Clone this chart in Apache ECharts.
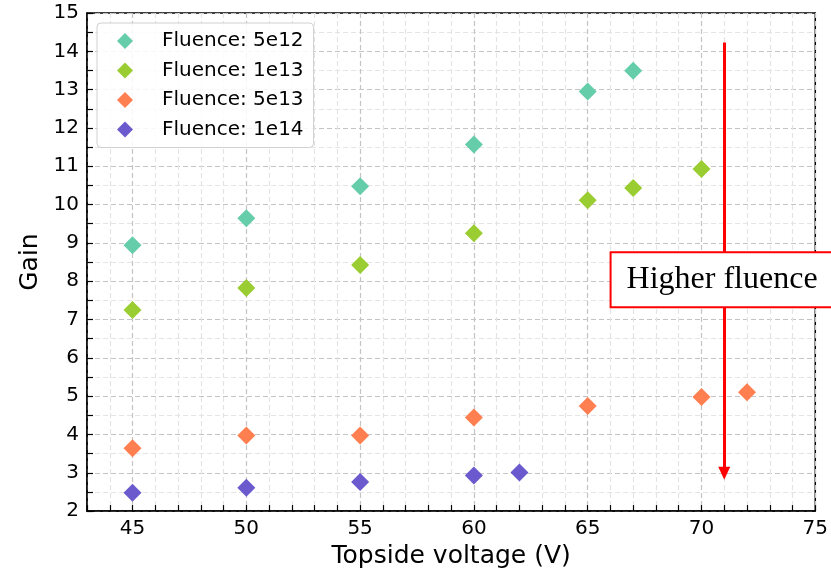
<!DOCTYPE html>
<html>
<head>
<meta charset="utf-8">
<script src="https://cdn.jsdelivr.net/npm/echarts@6/dist/echarts.min.js"></script>
<style>html,body{margin:0;padding:0;background:#fff}#c{width:831px;height:574px}</style>
</head>
<body>
<div id="c"></div>
<script>
// Data
const seriesNames = ['Fluence: 5e12', 'Fluence: 1e13', 'Fluence: 5e13', 'Fluence: 1e14'];
const seriesColors = ['#66cdaa', '#9acd32', '#ff7f50', '#6a5acd'];
const volts5e12 = [45, 50, 55, 60, 65, 67];
const gain5e12  = [8.94, 9.64, 10.48, 11.57, 12.95, 13.49];
const volts1e13 = [45, 50, 55, 60, 65, 67, 70];
const gain1e13  = [7.25, 7.82, 8.42, 9.25, 10.11, 10.43, 10.93];
const volts5e13 = [45, 50, 55, 60, 65, 70, 72];
const gain5e13  = [3.64, 3.97, 3.97, 4.44, 4.74, 4.98, 5.10];
const volts1e14 = [45, 50, 55, 60, 62];
const gain1e14  = [2.48, 2.61, 2.76, 2.93, 3.01];
const arrowStart = [71, 14.23];
const arrowEnd   = [71, 2.99];
const boxAnchor  = [66.05, 8.04];
const boxText    = 'Higher fluence';

const pairs = (xs, ys) => xs.map((x, i) => [x, ys[i]]);
const allData = [pairs(volts5e12, gain5e12), pairs(volts1e13, gain1e13), pairs(volts5e13, gain5e13), pairs(volts1e14, gain1e14)];

const major = '#c4c4c4', minor = '#e4e4e4';
const series = seriesNames.map((n, i) => ({
  name: n, type: 'scatter', data: allData[i], symbol: 'diamond', symbolSize: 18,
  itemStyle: { color: seriesColors[i], opacity: 1 }, z: 4
}));
series.push({
  type: 'scatter', data: [], z: 3, silent: true,
  markLine: {
    silent: true, animation: false, symbol: ['none', 'triangle'], symbolSize: [12, 13],
    lineStyle: { color: '#ff0000', width: 3, type: 'solid' }, label: { show: false },
    data: [[{ coord: arrowStart }, { coord: arrowEnd }]]
  }
});
series.push({
  type: 'scatter', data: [], z: 10, silent: true,
  markPoint: {
    silent: true, animation: false, symbol: 'rect', symbolSize: 0, z: 10,
    data: [{ coord: boxAnchor }],
    label: {
      show: true, position: 'right', distance: 0, formatter: boxText,
      fontFamily: 'Liberation Serif', fontSize: 32, lineHeight: 33, color: '#000',
      backgroundColor: '#fff', borderColor: '#ff0000', borderWidth: 2, padding: [10, 20, 10, 15]
    }
  }
});

const chart = echarts.init(document.getElementById('c'), null, { renderer: 'canvas' });
chart.setOption({
  animation: false,
  backgroundColor: '#fff',
  textStyle: { fontFamily: 'DejaVu Sans' },
  grid: { left: 87, right: 14, top: 13, bottom: 61, show: true, borderColor: '#000', borderWidth: 1.5, backgroundColor: 'transparent' },
  legend: {
    data: seriesNames, orient: 'vertical', left: 97, top: 23,
    icon: 'diamond', itemWidth: 16, itemHeight: 16, itemGap: 9.5,
    padding: [8, 10, 8, 20],
    backgroundColor: 'rgba(255,255,255,0.85)', borderColor: '#d0d0d0', borderWidth: 1, borderRadius: 4,
    textStyle: { fontFamily: 'DejaVu Sans', fontSize: 20, color: '#000', lineHeight: 16, padding: [0, 0, 0, 24] }
  },
  xAxis: {
    type: 'value', min: 43, max: 75, interval: 1,
    name: 'Topside voltage (V)', nameLocation: 'middle', nameGap: 31,
    nameTextStyle: { fontFamily: 'DejaVu Sans', fontSize: 25, color: '#000' },
    axisLine: { show: true, lineStyle: { color: '#000', width: 1.5 } },
    axisTick: { show: true, inside: true, length: 6, lineStyle: { color: '#000', width: 1.2 } },
    axisLabel: { fontFamily: 'DejaVu Sans', fontSize: 20, color: '#000', margin: 8,
      formatter: v => (v % 5 === 0 ? String(v) : '') , showMinLabel: true, showMaxLabel: true},
    splitLine: { show: true, lineStyle: { color: [minor, minor, major, minor, minor], type: [5, 3], width: 1.2 } }
  },
  yAxis: {
    type: 'value', min: 2, max: 15, interval: 0.5,
    name: 'Gain', nameLocation: 'middle', nameGap: 42, nameRotate: 90,
    nameTextStyle: { fontFamily: 'DejaVu Sans', fontSize: 25, color: '#000' },
    axisLine: { show: true, lineStyle: { color: '#000', width: 1.5 } },
    axisTick: { show: true, inside: true, length: 6, lineStyle: { color: '#000', width: 1.2 } },
    axisLabel: { fontFamily: 'DejaVu Sans', fontSize: 20, color: '#000', margin: 8,
      formatter: v => (Math.abs(v - Math.round(v)) < 1e-9 ? String(Math.round(v)) : '') },
    splitLine: { show: true, lineStyle: { color: [major, minor], type: [5, 3], width: 1.2 } }
  },
  series: series
});
</script>
</body>
</html>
.....
## [What is required]
Write out the material above again, word for word, minus its pictures.

## [Answer to the problem]
Clone this chart in Apache ECharts.
<!DOCTYPE html>
<html>
<head>
<meta charset="utf-8">
<script src="https://cdn.jsdelivr.net/npm/echarts@6/dist/echarts.min.js"></script>
<style>html,body{margin:0;padding:0;background:#fff}#c{width:831px;height:574px}</style>
</head>
<body>
<div id="c"></div>
<script>
// Data
const seriesNames = ['Fluence: 5e12', 'Fluence: 1e13', 'Fluence: 5e13', 'Fluence: 1e14'];
const seriesColors = ['#66cdaa', '#9acd32', '#ff7f50', '#6a5acd'];
const volts5e12 = [45, 50, 55, 60, 65, 67];
const gain5e12  = [8.94, 9.64, 10.48, 11.57, 12.95, 13.49];
const volts1e13 = [45, 50, 55, 60, 65, 67, 70];
const gain1e13  = [7.25, 7.82, 8.42, 9.25, 10.11, 10.43, 10.93];
const volts5e13 = [45, 50, 55, 60, 65, 70, 72];
const gain5e13  = [3.64, 3.97, 3.97, 4.44, 4.74, 4.98, 5.10];
const volts1e14 = [45, 50, 55, 60, 62];
const gain1e14  = [2.48, 2.61, 2.76, 2.93, 3.01];
const arrowStart = [71, 14.23];
const arrowEnd   = [71, 2.99];
const boxAnchor  = [66.05, 8.04];
const boxText    = 'Higher fluence';

const pairs = (xs, ys) => xs.map((x, i) => [x, ys[i]]);
const allData = [pairs(volts5e12, gain5e12), pairs(volts1e13, gain1e13), pairs(volts5e13, gain5e13), pairs(volts1e14, gain1e14)];

const major = '#c4c4c4', minor = '#e4e4e4';
const series = seriesNames.map((n, i) => ({
  name: n, type: 'scatter', data: allData[i], symbol: 'diamond', symbolSize: 18,
  itemStyle: { color: seriesColors[i], opacity: 1 }, z: 4
}));
series.push({
  type: 'scatter', data: [], z: 3, silent: true,
  markLine: {
    silent: true, animation: false, symbol: ['none', 'triangle'], symbolSize: [12, 13],
    lineStyle: { color: '#ff0000', width: 3, type: 'solid' }, label: { show: false },
    data: [[{ coord: arrowStart }, { coord: arrowEnd }]]
  }
});
series.push({
  type: 'scatter', data: [], z: 10, silent: true,
  markPoint: {
    silent: true, animation: false, symbol: 'rect', symbolSize: 0, z: 10,
    data: [{ coord: boxAnchor }],
    label: {
      show: true, position: 'right', distance: 0, formatter: boxText,
      fontFamily: 'Liberation Serif', fontSize: 32, lineHeight: 33, color: '#000',
      backgroundColor: '#fff', borderColor: '#ff0000', borderWidth: 2, padding: [10, 20, 10, 15]
    }
  }
});

const chart = echarts.init(document.getElementById('c'), null, { renderer: 'canvas' });
chart.setOption({
  animation: false,
  backgroundColor: '#fff',
  textStyle: { fontFamily: 'DejaVu Sans' },
  grid: { left: 87, right: 14, top: 13, bottom: 61, show: true, borderColor: '#000', borderWidth: 1.5, backgroundColor: 'transparent' },
  legend: {
    data: seriesNames, orient: 'vertical', left: 97, top: 23,
    icon: 'diamond', itemWidth: 16, itemHeight: 16, itemGap: 9.5,
    padding: [8, 10, 8, 20],
    backgroundColor: 'rgba(255,255,255,0.85)', borderColor: '#d0d0d0', borderWidth: 1, borderRadius: 4,
    textStyle: { fontFamily: 'DejaVu Sans', fontSize: 20, color: '#000', lineHeight: 16, padding: [0, 0, 0, 24] }
  },
  xAxis: {
    type: 'value', min: 43, max: 75, interval: 1,
    name: 'Topside voltage (V)', nameLocation: 'middle', nameGap: 31,
    nameTextStyle: { fontFamily: 'DejaVu Sans', fontSize: 25, color: '#000' },
    axisLine: { show: true, lineStyle: { color: '#000', width: 1.5 } },
    axisTick: { show: true, inside: true, length: 6, lineStyle: { color: '#000', width: 1.2 } },
    axisLabel: { fontFamily: 'DejaVu Sans', fontSize: 20, color: '#000', margin: 8,
      formatter: v => (v % 5 === 0 ? String(v) : '') , showMinLabel: true, showMaxLabel: true},
    splitLine: { show: true, lineStyle: { color: [minor, minor, major, minor, minor], type: [5, 3], width: 1.2 } }
  },
  yAxis: {
    type: 'value', min: 2, max: 15, interval: 0.5,
    name: 'Gain', nameLocation: 'middle', nameGap: 42, nameRotate: 90,
    nameTextStyle: { fontFamily: 'DejaVu Sans', fontSize: 25, color: '#000' },
    axisLine: { show: true, lineStyle: { color: '#000', width: 1.5 } },
    axisTick: { show: true, inside: true, length: 6, lineStyle: { color: '#000', width: 1.2 } },
    axisLabel: { fontFamily: 'DejaVu Sans', fontSize: 20, color: '#000', margin: 8,
      formatter: v => (Math.abs(v - Math.round(v)) < 1e-9 ? String(Math.round(v)) : '') },
    splitLine: { show: true, lineStyle: { color: [major, minor], type: [5, 3], width: 1.2 } }
  },
  series: series
});
</script>
</body>
</html>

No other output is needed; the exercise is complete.